Tornando a soffermarci sulla vivacità delle figure rappresentate da Tiziano, esse stesse diventano riferimenti nascosti. Le forme e le pose riescono ad esprimere i movimenti e le intenzioni dei protagonisti, l’osservatore può dunque giungere a conclusioni o a riferimenti postumi per motivare le opere.

Vera e propria escape room è “Tre età dell’uomo”, l’opera allude al carattere effimero dell’amore mondano, ma nasconde in sé il tarlo della natura ciclica dell’esistenza umana: mentre a sinistra i due amanti intessono un duetto amoroso, sullo fondo un vecchio, meditando sull’inevitabile destino di morte, tiene in mano due teschi.

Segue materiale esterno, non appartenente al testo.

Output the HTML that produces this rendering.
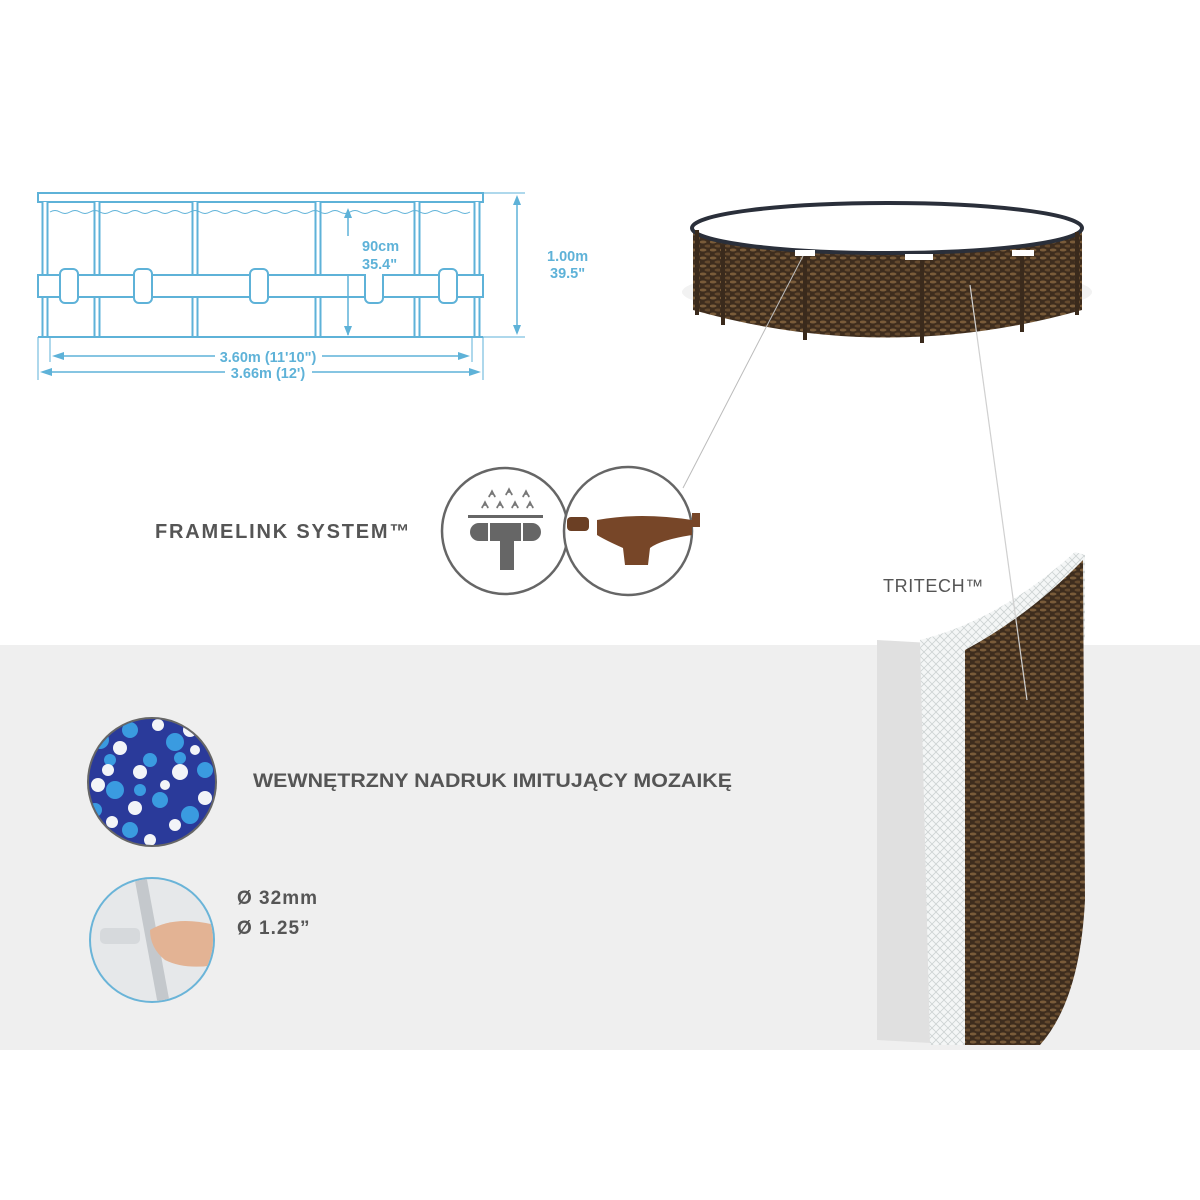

Per quanto innocente, anche sull’infanzia (a destra), incombe il pericolo del peccato: la morte dell’anima.
Un amorino sostiene con entrambe le mani un albero rinsecchito, simbolo della decadenza della natura umana.
Il presente dunque è l’amore, il dolce frutto della gioventù.
E si trova tra i suoi due opposti: la fanciullezza, periodo sognante e la vecchiaia, la solitudine e il ripensamento.
Ancora più in fondo c’è una chiesa che rappresenta la redenzione, quindi una sorta di “quarta età” dopo la morte.
Questi sono solo alcuni esempi di “escape room” ad opera di Tiziano Vecellio, ora sta a voi studiare le opere dell’artista veneto e scovarne i significati nascosti.

Conclusioni

La soggettività artistica di Tiziano si è fatta riconoscere e si è ben consolidata nel tempo, apportando continuamente piccole modifiche e piccoli esperimenti di rinnovamento che lo hanno consacrato tra i migliori pittori veneti della storia. Ancora una volta coloro che rifiutavano il progresso e l’innovazione, solo perché diverso dall’ordinario, sono stati contraddetti.

Anche negli ultimi anni della sua vita, Tiziano Vecellio continuava a modificare il proprio stile, ad innovarsi, si guardava probabilmente intorno cercando di rimanere aggiornato. Nel 1570 i volumi e le forme sembrano sfaldarsi, così come la sua vita che si spegne nel 1576.